## Task statement
Extract only the lines running from the top of the entries to the line that holds "(top4) at (561,163.6)". Include that line and omit the pictures.
>>>
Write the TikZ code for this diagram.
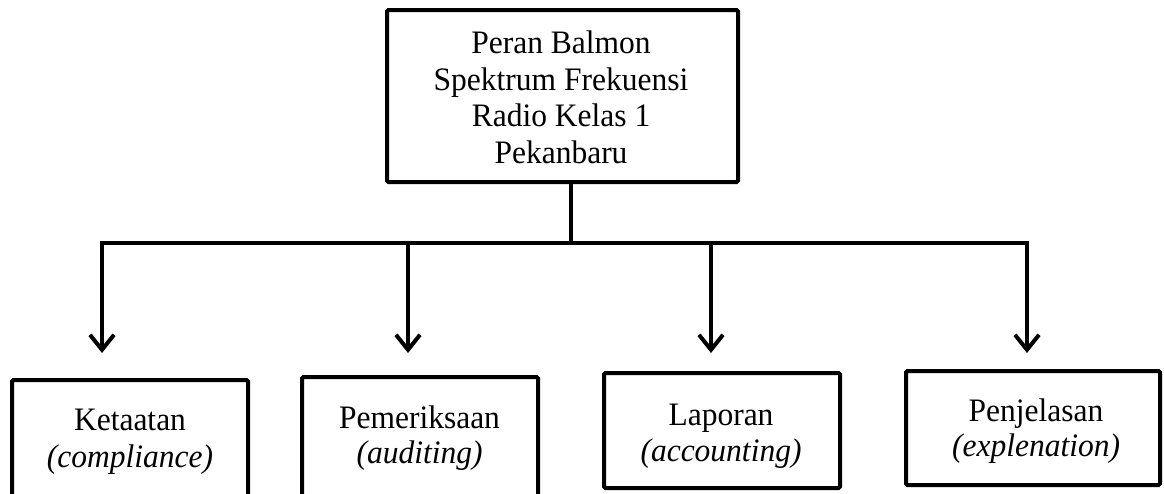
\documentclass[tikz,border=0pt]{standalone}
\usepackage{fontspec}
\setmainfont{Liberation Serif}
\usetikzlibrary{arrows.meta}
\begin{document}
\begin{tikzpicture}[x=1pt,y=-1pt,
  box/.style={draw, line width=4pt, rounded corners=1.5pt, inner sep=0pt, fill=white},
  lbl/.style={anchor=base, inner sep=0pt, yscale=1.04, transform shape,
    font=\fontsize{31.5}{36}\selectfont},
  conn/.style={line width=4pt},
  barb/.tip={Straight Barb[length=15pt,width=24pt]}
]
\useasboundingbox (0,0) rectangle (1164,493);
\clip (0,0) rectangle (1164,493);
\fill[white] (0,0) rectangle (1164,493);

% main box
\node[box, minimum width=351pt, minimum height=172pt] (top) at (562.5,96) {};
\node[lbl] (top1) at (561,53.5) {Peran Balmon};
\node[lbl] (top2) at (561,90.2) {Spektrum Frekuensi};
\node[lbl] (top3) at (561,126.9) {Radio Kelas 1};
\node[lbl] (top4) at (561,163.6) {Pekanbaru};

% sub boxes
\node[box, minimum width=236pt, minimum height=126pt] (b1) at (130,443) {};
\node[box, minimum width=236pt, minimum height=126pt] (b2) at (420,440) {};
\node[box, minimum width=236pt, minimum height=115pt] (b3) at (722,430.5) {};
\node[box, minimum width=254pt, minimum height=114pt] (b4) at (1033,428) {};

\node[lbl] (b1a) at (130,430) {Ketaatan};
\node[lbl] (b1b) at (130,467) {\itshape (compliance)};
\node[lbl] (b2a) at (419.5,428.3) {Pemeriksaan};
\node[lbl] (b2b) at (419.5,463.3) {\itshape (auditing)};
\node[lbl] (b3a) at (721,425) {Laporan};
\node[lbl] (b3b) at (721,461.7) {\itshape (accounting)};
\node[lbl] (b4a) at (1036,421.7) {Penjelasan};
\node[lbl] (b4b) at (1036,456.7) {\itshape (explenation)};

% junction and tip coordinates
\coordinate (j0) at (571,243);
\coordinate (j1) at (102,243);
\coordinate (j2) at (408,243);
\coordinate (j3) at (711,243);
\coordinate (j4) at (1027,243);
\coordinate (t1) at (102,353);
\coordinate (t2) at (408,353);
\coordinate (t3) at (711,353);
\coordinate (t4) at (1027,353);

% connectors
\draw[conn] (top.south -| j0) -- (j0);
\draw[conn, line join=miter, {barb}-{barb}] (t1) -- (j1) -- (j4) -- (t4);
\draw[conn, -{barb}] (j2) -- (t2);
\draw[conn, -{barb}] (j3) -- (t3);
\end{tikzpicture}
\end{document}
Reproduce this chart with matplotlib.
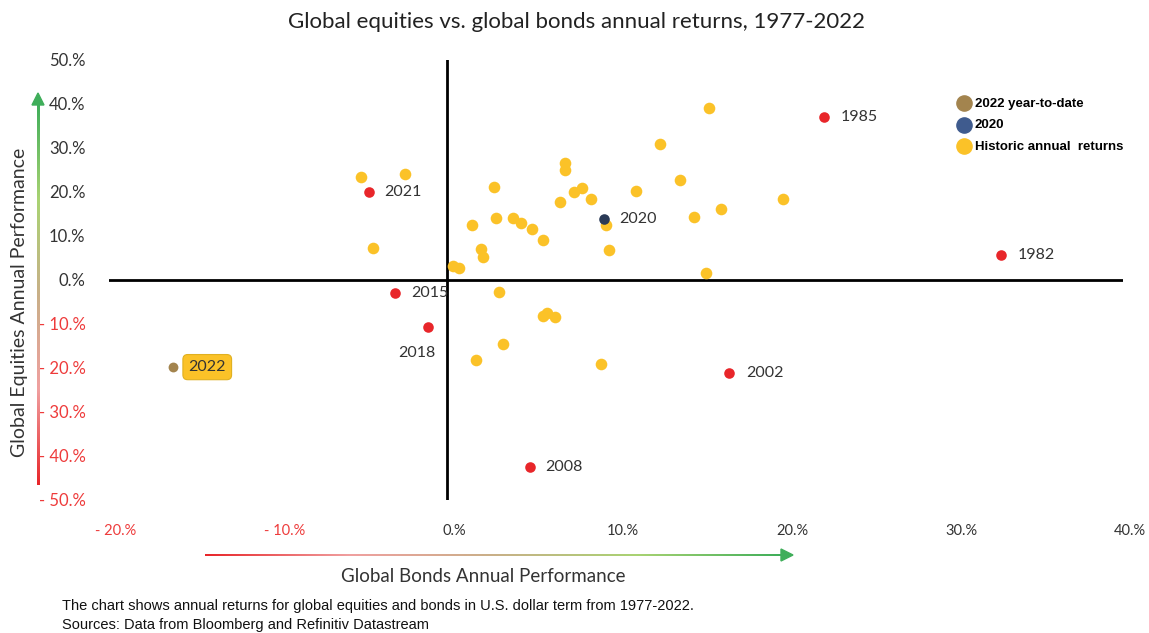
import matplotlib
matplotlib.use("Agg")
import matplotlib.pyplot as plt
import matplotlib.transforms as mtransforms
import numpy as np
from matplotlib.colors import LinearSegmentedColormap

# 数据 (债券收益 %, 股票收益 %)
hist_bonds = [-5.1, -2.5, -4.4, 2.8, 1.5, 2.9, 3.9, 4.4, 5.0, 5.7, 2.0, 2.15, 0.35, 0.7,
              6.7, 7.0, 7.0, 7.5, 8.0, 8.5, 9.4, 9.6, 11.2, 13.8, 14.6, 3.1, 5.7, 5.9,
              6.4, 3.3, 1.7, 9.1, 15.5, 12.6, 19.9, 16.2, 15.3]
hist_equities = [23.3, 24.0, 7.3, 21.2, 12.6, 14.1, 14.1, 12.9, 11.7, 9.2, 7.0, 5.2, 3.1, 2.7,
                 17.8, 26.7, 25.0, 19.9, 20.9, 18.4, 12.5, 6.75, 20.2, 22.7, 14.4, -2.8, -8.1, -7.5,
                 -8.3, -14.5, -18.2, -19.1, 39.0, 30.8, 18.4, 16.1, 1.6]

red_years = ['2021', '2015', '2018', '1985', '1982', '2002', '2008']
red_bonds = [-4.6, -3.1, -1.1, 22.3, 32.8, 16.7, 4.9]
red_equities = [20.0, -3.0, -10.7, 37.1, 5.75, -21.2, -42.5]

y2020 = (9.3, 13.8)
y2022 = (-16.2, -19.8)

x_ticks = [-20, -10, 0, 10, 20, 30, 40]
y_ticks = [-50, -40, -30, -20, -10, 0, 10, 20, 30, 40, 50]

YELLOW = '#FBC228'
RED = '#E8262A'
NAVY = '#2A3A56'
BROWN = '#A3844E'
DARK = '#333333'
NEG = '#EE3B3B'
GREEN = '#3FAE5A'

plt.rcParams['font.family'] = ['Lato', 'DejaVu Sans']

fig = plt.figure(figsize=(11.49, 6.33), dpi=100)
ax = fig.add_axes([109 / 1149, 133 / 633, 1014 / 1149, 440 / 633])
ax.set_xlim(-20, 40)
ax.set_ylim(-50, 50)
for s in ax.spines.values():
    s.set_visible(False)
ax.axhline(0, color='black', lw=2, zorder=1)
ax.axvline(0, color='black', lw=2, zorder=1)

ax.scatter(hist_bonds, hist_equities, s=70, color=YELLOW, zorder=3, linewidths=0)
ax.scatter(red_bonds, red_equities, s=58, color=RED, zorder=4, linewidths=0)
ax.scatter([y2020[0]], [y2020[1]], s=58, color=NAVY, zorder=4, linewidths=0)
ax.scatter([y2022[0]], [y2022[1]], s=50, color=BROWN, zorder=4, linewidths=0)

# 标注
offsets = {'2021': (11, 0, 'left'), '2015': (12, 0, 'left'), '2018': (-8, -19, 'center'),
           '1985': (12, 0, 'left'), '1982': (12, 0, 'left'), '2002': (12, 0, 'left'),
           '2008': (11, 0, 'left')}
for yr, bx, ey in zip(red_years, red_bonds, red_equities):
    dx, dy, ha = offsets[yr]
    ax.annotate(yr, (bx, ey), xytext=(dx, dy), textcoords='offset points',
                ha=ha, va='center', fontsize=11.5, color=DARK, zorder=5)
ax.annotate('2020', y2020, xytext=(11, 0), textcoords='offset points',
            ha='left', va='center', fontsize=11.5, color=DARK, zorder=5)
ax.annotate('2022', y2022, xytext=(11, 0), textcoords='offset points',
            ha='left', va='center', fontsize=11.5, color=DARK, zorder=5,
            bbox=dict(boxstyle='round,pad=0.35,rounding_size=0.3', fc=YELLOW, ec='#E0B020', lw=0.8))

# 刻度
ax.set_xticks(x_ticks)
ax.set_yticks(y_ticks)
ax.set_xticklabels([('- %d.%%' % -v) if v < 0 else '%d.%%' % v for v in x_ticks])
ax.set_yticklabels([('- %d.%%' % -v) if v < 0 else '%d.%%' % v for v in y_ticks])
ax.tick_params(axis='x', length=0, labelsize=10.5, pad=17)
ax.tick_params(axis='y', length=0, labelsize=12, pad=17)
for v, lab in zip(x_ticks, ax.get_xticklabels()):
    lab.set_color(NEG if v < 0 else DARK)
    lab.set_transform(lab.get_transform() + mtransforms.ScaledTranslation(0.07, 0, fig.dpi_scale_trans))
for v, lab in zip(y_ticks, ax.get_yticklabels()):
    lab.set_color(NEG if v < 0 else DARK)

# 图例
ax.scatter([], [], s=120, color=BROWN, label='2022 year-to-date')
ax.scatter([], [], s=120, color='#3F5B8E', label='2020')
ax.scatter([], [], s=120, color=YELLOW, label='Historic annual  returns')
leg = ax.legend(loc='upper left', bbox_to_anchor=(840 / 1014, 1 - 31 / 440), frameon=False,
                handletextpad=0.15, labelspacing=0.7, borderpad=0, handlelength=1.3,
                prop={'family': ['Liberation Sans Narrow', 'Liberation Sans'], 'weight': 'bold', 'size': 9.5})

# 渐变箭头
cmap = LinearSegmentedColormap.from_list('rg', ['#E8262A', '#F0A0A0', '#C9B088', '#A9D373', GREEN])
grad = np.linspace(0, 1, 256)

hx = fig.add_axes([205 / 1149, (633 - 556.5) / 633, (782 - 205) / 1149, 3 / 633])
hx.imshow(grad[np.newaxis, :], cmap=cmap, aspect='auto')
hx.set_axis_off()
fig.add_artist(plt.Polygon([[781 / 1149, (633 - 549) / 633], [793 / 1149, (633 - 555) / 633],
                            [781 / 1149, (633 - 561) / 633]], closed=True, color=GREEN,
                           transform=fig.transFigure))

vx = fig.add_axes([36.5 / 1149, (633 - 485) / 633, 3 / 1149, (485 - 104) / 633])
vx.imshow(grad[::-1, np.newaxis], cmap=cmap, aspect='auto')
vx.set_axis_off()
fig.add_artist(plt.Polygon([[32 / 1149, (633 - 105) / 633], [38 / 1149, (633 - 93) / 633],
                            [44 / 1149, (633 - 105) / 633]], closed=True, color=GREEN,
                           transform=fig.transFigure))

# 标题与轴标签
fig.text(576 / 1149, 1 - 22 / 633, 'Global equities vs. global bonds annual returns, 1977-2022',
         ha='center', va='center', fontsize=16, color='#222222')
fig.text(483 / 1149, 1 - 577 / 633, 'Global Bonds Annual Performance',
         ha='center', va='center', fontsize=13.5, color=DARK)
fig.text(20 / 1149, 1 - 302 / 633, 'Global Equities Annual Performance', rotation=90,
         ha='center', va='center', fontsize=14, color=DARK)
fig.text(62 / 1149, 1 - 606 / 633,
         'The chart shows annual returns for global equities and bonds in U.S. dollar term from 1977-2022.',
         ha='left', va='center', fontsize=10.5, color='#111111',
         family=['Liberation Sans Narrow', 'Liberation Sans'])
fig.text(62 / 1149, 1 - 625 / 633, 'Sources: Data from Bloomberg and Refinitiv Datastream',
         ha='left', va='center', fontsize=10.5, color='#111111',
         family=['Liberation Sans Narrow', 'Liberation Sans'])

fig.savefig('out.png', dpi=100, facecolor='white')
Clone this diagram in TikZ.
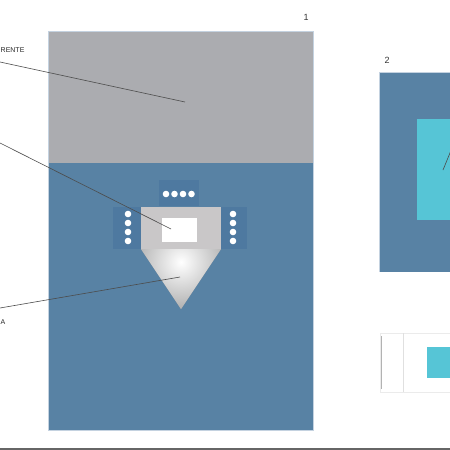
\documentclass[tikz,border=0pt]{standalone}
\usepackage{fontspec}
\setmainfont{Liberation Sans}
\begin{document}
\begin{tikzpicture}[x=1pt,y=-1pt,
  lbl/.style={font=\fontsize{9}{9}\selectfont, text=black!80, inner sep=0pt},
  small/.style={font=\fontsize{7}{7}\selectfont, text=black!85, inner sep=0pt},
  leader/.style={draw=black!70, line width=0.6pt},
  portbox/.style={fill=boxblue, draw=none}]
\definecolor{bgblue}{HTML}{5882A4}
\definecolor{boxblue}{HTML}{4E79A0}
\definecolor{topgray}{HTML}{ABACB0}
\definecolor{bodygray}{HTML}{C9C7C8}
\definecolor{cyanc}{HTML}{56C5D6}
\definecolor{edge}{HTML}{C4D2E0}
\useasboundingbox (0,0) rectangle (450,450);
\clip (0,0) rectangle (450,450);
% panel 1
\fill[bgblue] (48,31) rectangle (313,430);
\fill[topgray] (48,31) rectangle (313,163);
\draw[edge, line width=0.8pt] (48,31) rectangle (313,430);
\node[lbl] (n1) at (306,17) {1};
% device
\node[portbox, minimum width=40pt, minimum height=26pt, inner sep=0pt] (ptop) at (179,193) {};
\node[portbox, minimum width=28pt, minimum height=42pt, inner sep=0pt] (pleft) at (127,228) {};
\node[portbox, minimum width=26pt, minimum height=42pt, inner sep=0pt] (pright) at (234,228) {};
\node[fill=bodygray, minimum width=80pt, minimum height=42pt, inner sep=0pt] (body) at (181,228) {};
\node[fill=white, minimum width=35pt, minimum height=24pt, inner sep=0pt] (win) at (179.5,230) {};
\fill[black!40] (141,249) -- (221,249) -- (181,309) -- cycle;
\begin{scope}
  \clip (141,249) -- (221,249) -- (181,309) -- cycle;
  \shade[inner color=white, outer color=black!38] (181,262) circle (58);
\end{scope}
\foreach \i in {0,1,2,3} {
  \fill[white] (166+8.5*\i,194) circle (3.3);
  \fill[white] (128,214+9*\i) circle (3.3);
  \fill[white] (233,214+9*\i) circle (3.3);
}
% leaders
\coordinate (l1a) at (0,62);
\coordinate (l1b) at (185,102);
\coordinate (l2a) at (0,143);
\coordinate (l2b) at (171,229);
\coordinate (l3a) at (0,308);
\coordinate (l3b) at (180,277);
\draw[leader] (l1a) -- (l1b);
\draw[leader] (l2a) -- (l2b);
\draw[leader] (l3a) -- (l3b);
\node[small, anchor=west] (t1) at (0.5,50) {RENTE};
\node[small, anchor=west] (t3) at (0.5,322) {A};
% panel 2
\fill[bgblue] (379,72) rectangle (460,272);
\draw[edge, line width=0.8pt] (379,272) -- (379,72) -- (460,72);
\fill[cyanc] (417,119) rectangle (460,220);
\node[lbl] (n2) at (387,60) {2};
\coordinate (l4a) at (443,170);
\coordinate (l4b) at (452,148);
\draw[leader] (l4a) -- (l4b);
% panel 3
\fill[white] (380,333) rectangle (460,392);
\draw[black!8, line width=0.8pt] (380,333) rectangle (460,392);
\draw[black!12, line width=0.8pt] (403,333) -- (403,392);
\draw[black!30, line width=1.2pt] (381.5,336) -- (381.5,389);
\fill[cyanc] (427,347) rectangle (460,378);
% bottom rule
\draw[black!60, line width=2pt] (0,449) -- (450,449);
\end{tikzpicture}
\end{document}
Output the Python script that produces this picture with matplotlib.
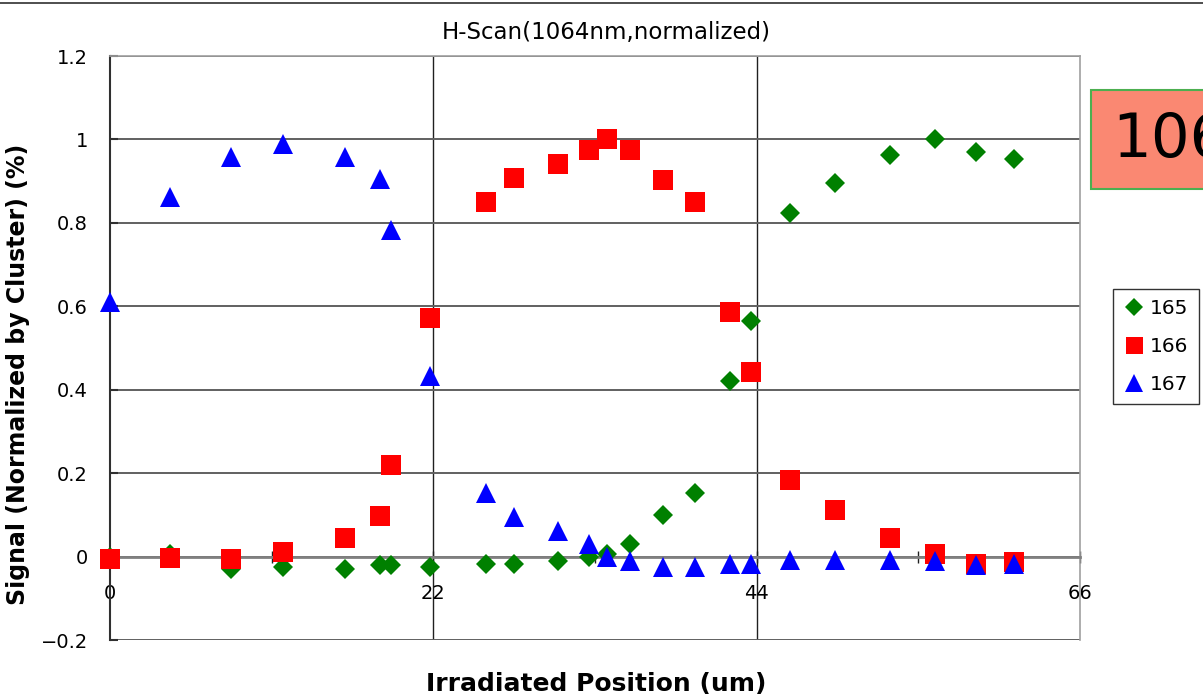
<<<
## Result
Write the TikZ code for this diagram.
\documentclass[tikz,border=0pt]{standalone}
\usepackage{fontspec}
\setmainfont{Liberation Serif}
\usetikzlibrary{arrows.meta}
\begin{document}
\begin{tikzpicture}[x=1pt,y=-1pt,
  box/.style={draw, line width=4pt, rounded corners=1.5pt, inner sep=0pt, fill=white},
  lbl/.style={anchor=base, inner sep=0pt, yscale=1.04, transform shape,
    font=\fontsize{31.5}{36}\selectfont},
  conn/.style={line width=4pt},
  barb/.tip={Straight Barb[length=15pt,width=24pt]}
]
\useasboundingbox (0,0) rectangle (1164,493);
\clip (0,0) rectangle (1164,493);
\fill[white] (0,0) rectangle (1164,493);

% main box
\node[box, minimum width=351pt, minimum height=172pt] (top) at (562.5,96) {};
\node[lbl] (top1) at (561,53.5) {Peran Balmon};
\node[lbl] (top2) at (561,90.2) {Spektrum Frekuensi};
\node[lbl] (top3) at (561,126.9) {Radio Kelas 1};
\node[lbl] (top4) at (561,163.6) {Pekanbaru};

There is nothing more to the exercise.